ArQiver
Essential concepts

A Functional Data Space Hierarchy

Why Structure Matters: Products, Domains, and Trustworthy Digital Cooperation

In modern digital systems, data moves easily—but meaning does not. Without clear structure, organisations risk losing context, accountability, and trust. The diagram presented here visualises a deliberate architectural choice that addresses this challenge by grounding digital cooperation in clear, lawful, and interpretable structures. It shows how organisation, domain, product, and stream form a hierarchy that preserves meaning while enabling collaboration at scale.

Functional Data Space Hierarchy

Products as the Atomic Unit of Cooperation

At the heart of the diagram lies the product. A product is not a static artifact, but a living boundary of meaning. It unites purpose (what is being done) with form (how it is governed and recorded). Within a data space, the product is the smallest unit that is simultaneously legal, semantic, and operational. It is where law, process, and information converge.

Because a product is contextually and legally bounded, it allows humans and AI systems to act together responsibly. Automation, decision support, and AI execution remain explainable and compliant precisely because they operate within a clearly defined product boundary. In this sense, the product is the atomic unit of responsible digital cooperation.

The Role of Domains as Bounded Contexts

Products do not exist in isolation. Each product belongs to exactly one domain, which functions as a bounded context. A domain defines shared language, rules, and interpretation. Inside a domain, meaning is coherent; across domains, translation must be deliberate and explicit.

This separation is critical. When products or data cross domains without structure, meaning erodes and decisions become unreliable. By ensuring that products are unique within a domain—and that there are no implicit relationships between products—the architecture preserves semantic integrity and legal clarity.

Organisation as Governance Boundary

The organisation forms the outer boundary. It provides identity, governance, and accountability. It defines purpose and permission: what the organisation aims to achieve and what it is legally allowed to do. Domains and products derive their legitimacy from this organisational boundary, ensuring that every action can be explained, audited, and defended.

This structure enables enterprises to act responsibly in society—not merely by producing outcomes, but by doing so lawfully, ethically, and transparently.

Streams as Controlled Execution

Within each product, one or more streams represent execution: processes, decisions, transactions, or events. Streams are unique within a product and have no relationships with each other beyond that shared product context. This is intentional. Streams carry out actions, but they do not interpret meaning independently. Meaning remains anchored at the product level.

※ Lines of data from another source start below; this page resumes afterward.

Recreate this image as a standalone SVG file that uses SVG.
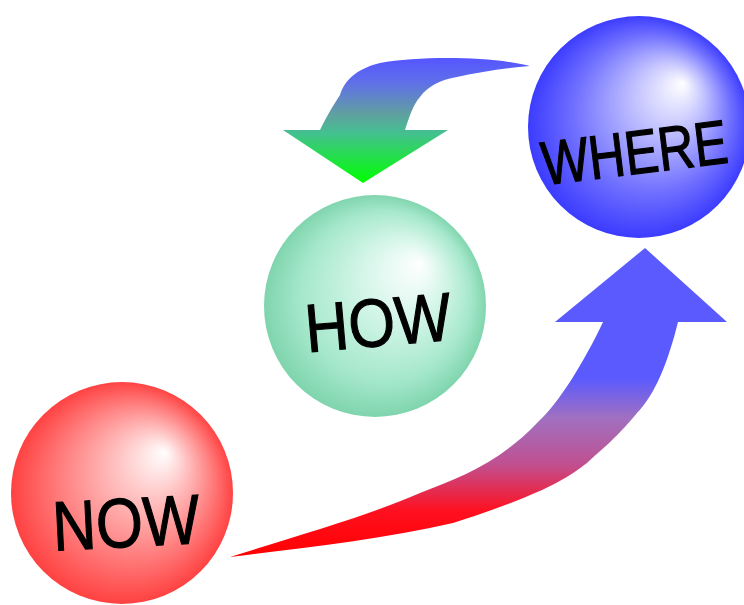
<svg xmlns="http://www.w3.org/2000/svg" width="744" height="605" viewBox="0 0 744 605">
<defs>
<radialGradient id="gRed" cx="122" cy="493" r="112" fx="165" fy="452" gradientUnits="userSpaceOnUse">
<stop offset="0" stop-color="#ffffff"/>
<stop offset="0.3" stop-color="#ffc4c4"/>
<stop offset="0.7" stop-color="#ff7a7a"/>
<stop offset="1" stop-color="#ff4040"/>
</radialGradient>
<radialGradient id="gGreen" cx="375" cy="306" r="112" fx="420" fy="263" gradientUnits="userSpaceOnUse">
<stop offset="0" stop-color="#ffffff"/>
<stop offset="0.35" stop-color="#d6f6ea"/>
<stop offset="0.75" stop-color="#a6e8cc"/>
<stop offset="1" stop-color="#7ed4ac"/>
</radialGradient>
<radialGradient id="gBlue" cx="639" cy="127" r="112" fx="683" fy="83" gradientUnits="userSpaceOnUse">
<stop offset="0" stop-color="#ffffff"/>
<stop offset="0.3" stop-color="#c4c4ff"/>
<stop offset="0.7" stop-color="#7070ff"/>
<stop offset="1" stop-color="#3a3aff"/>
</radialGradient>
<linearGradient id="gUp" x1="0" y1="248" x2="0" y2="557" gradientUnits="userSpaceOnUse">
<stop offset="0" stop-color="#5a5aff"/>
<stop offset="0.42" stop-color="#5a5aff"/>
<stop offset="0.55" stop-color="#a070c0"/>
<stop offset="0.7" stop-color="#c05090"/>
<stop offset="0.85" stop-color="#ff1020"/>
<stop offset="1" stop-color="#ff0000"/>
</linearGradient>
<linearGradient id="gDown" x1="0" y1="58" x2="0" y2="183" gradientUnits="userSpaceOnUse">
<stop offset="0" stop-color="#5555ff"/>
<stop offset="0.2" stop-color="#6070e8"/>
<stop offset="0.45" stop-color="#60a0a0"/>
<stop offset="0.6" stop-color="#44c090"/>
<stop offset="1" stop-color="#00ff00"/>
</linearGradient>
</defs>
<style>
.lbl{font-family:"Liberation Sans",Arial,sans-serif;fill:#000;stroke:#000;stroke-width:1.2;}
</style>
<g id="connectors">
<path id="arrow-now-where" fill="url(#gUp)" d="M230,557 C300,535 370,515 420,493 C460,478 500,462 537,423 C560,402 585,360 603,322 L555,322 L645,248 L727,322 L678,322 C668,362 655,395 637,413 C615,440 595,455 587,463 C565,480 540,495 453,523 C380,540 300,548 230,557 Z"/>
<path id="arrow-where-how" fill="url(#gDown)" d="M530,66 C490,56 420,56 380,63 C360,68 345,78 340,95 C330,110 325,120 320,130 L283,130 L363,183 L448,130 L405,130 C410,115 413,105 420,97 C428,86 440,80 457,77 C480,72 505,68 530,66 Z"/>
</g>
<g id="node-now">
<circle cx="122" cy="493" r="111" fill="url(#gRed)"/>
<text class="lbl" x="0" y="25" font-size="70" text-anchor="middle" transform="translate(126 522) rotate(-3) scale(0.86 1)">NOW</text>
</g>
<g id="node-how">
<circle cx="375" cy="306" r="111" fill="url(#gGreen)"/>
<text class="lbl" x="0" y="25" font-size="68" text-anchor="middle" transform="translate(378 321) rotate(-5) scale(0.88 1)">HOW</text>
</g>
<g id="node-where">
<circle cx="639" cy="127" r="111" fill="url(#gBlue)"/>
<text class="lbl" x="0" y="24" font-size="62" text-anchor="middle" transform="translate(634 150) rotate(-7) scale(0.81 1)">WHERE</text>
</g>
</svg>
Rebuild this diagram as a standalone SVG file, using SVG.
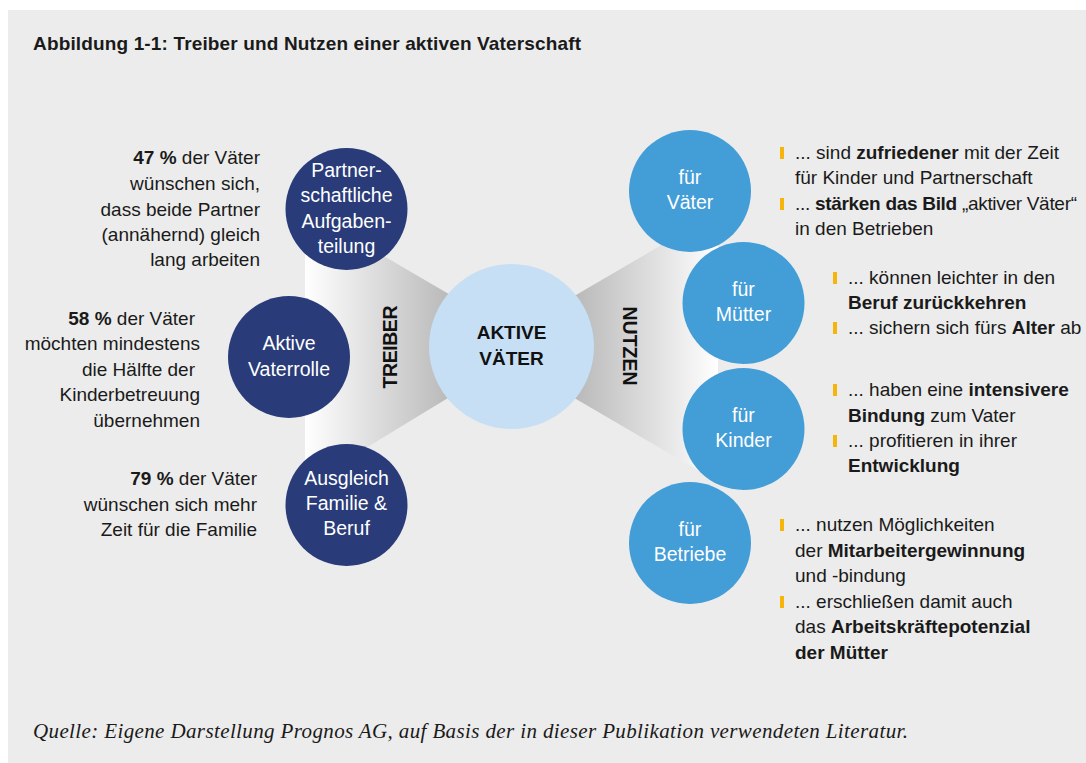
<svg xmlns="http://www.w3.org/2000/svg" width="1086" height="763" viewBox="0 0 1086 763">
<style>
text{font-family:"Liberation Sans",Arial,sans-serif;fill:#1a1a1a}
.b{font-weight:bold}
.ann{font-size:19px}
.ann-l{font-size:19px;text-anchor:end}
.circ{font-size:19.5px;fill:#ffffff;text-anchor:middle}
.cen{font-size:19px;font-weight:bold;text-anchor:middle;fill:#111}
.lab{font-size:19.5px;font-weight:bold;text-anchor:middle;fill:#111}
.navy{fill:#293b79}
.blue{fill:#439dd7}
.bul{fill:#f5b50a}
</style>
<defs>
<linearGradient id="gl" gradientUnits="userSpaceOnUse" x1="305" y1="0" x2="450" y2="0">
<stop offset="0" stop-color="#ffffff"/>
<stop offset="1" stop-color="#b9b9b9"/>
</linearGradient>
<linearGradient id="gr" gradientUnits="userSpaceOnUse" x1="575" y1="0" x2="718" y2="0">
<stop offset="0" stop-color="#b9b9b9"/>
<stop offset="1" stop-color="#ffffff"/>
</linearGradient>
</defs>
<rect x="0" y="0" width="1086" height="763" fill="#ffffff"/>
<rect x="8" y="10" width="1078" height="753" fill="#ececec"/>
<text x="33" y="50" class="b" font-size="19" textLength="548" lengthAdjust="spacing">Abbildung 1-1: Treiber und Nutzen einer aktiven Vaterschaft</text>

<g id="connectors">
<polygon points="305,210 512,331 512,359 305,485" fill="url(#gl)"/>
<polygon points="511,333 718,212 718,482 511,361" fill="url(#gr)"/>
<text class="lab" transform="translate(397,347) rotate(-90)" textLength="83" lengthAdjust="spacing">TREIBER</text>
<text class="lab" transform="translate(623,346) rotate(90)" textLength="79" lengthAdjust="spacing">NUTZEN</text>
</g>

<g id="center">
<circle cx="511.5" cy="346.5" r="82.5" fill="#c6dff5"/>
<text class="cen" x="511.5" y="339">AKTIVE</text>
<text class="cen" x="511.5" y="365">VÄTER</text>
</g>

<g id="partner">
<circle class="navy" cx="346.5" cy="209" r="61"/>
<text class="circ" x="346.5" y="177">Partner-</text>
<text class="circ" x="346.5" y="202">schaftliche</text>
<text class="circ" x="346.5" y="228">Aufgaben-</text>
<text class="circ" x="346.5" y="253">teilung</text>
</g>
<g id="vaterrolle">
<circle class="navy" cx="289" cy="357" r="61"/>
<text class="circ" x="289" y="350">Aktive</text>
<text class="circ" x="289" y="376">Vaterrolle</text>
</g>
<g id="ausgleich">
<circle class="navy" cx="346.5" cy="505" r="61"/>
<text class="circ" x="346.5" y="485">Ausgleich</text>
<text class="circ" x="346.5" y="510">Familie &amp;</text>
<text class="circ" x="346.5" y="535">Beruf</text>
</g>

<g id="ann-partner">
<text class="ann-l" x="260" y="164"><tspan class="b">47 %</tspan> der Väter</text>
<text class="ann-l" x="260" y="190">wünschen sich,</text>
<text class="ann-l" x="260" y="216">dass beide Partner</text>
<text class="ann-l" x="260" y="241">(annähernd) gleich</text>
<text class="ann-l" x="260" y="266">lang arbeiten</text>
</g>
<g id="ann-vaterrolle">
<text class="ann-l" x="195" y="325"><tspan class="b">58 %</tspan> der Väter</text>
<text class="ann-l" x="200" y="350">möchten mindestens</text>
<text class="ann-l" x="195" y="376">die Hälfte der</text>
<text class="ann-l" x="200" y="401">Kinderbetreuung</text>
<text class="ann-l" x="200" y="427">übernehmen</text>
</g>
<g id="ann-ausgleich">
<text class="ann-l" x="257" y="485"><tspan class="b">79 %</tspan> der Väter</text>
<text class="ann-l" x="257" y="511">wünschen sich mehr</text>
<text class="ann-l" x="257" y="536">Zeit für die Familie</text>
</g>

<g id="vaeter">
<circle class="blue" cx="690" cy="191" r="61"/>
<text class="circ" x="690" y="184">für</text>
<text class="circ" x="690" y="209">Väter</text>
</g>
<g id="muetter">
<circle class="blue" cx="743.5" cy="303" r="61"/>
<text class="circ" x="743.5" y="296">für</text>
<text class="circ" x="743.5" y="321">Mütter</text>
</g>
<g id="kinder">
<circle class="blue" cx="743.5" cy="429" r="61"/>
<text class="circ" x="743.5" y="422">für</text>
<text class="circ" x="743.5" y="447">Kinder</text>
</g>
<g id="betriebe">
<circle class="blue" cx="690" cy="543" r="61"/>
<text class="circ" x="690" y="536">für</text>
<text class="circ" x="690" y="561">Betriebe</text>
</g>

<g id="txt-vaeter">
<rect class="bul" x="780" y="147" width="4" height="12"/>
<text class="ann" x="795" y="159">... sind <tspan class="b">zufriedener</tspan> mit der Zeit</text>
<text class="ann" x="795" y="184">für Kinder und Partnerschaft</text>
<rect class="bul" x="780" y="198" width="4" height="12"/>
<text class="ann" x="795" y="210" font-size="18.5" letter-spacing="-0.3">... <tspan class="b">stärken das Bild</tspan> „aktiver Väter“</text>
<text class="ann" x="795" y="235">in den Betrieben</text>
</g>
<g id="txt-muetter">
<rect class="bul" x="833" y="272" width="4" height="12"/>
<text class="ann" x="848" y="284">... können leichter in den</text>
<text class="ann b" x="848" y="309">Beruf zurückkehren</text>
<rect class="bul" x="833" y="322" width="4" height="12"/>
<text class="ann" x="848" y="334">... sichern sich fürs <tspan class="b">Alter</tspan> ab</text>
</g>
<g id="txt-kinder">
<rect class="bul" x="833" y="384" width="4" height="12"/>
<text class="ann" x="848" y="396">... haben eine <tspan class="b">intensivere</tspan></text>
<text class="ann" x="848" y="422"><tspan class="b">Bindung</tspan> zum Vater</text>
<rect class="bul" x="833" y="435" width="4" height="12"/>
<text class="ann" x="848" y="447">... profitieren in ihrer</text>
<text class="ann b" x="848" y="472">Entwicklung</text>
</g>
<g id="txt-betriebe">
<rect class="bul" x="780" y="519" width="4" height="12"/>
<text class="ann" x="795" y="531">... nutzen Möglichkeiten</text>
<text class="ann" x="795" y="557">der <tspan class="b">Mitarbeitergewinnung</tspan></text>
<text class="ann" x="795" y="582">und -bindung</text>
<rect class="bul" x="780" y="596" width="4" height="12"/>
<text class="ann" x="795" y="608">... erschließen damit auch</text>
<text class="ann" x="795" y="633">das <tspan class="b">Arbeitskräftepotenzial</tspan></text>
<text class="ann b" x="795" y="659">der Mütter</text>
</g>

<text x="33" y="738" font-style="italic" font-size="21" textLength="875" lengthAdjust="spacing" style="font-family:'Liberation Serif',serif">Quelle: Eigene Darstellung Prognos AG, auf Basis der in dieser Publikation verwendeten Literatur.</text>
</svg>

This separation ensures traceability and prevents unintended coupling. It allows systems to scale while remaining understandable and auditable.

Why This Structure Enables Trust

Together, organisation, domain, product, and stream form three concentric boundaries that preserve context and meaning. They ensure that data remains purpose-bound, that collaboration is lawful, and that every participant—human or AI—operates from the same verified understanding.

This is the foundation of a trustworthy, federated data economy: not more data sharing, but better structure. Not centralisation, but context. When structure is right, complexity becomes manageable, innovation becomes safe, and trust becomes systemic rather than accidental.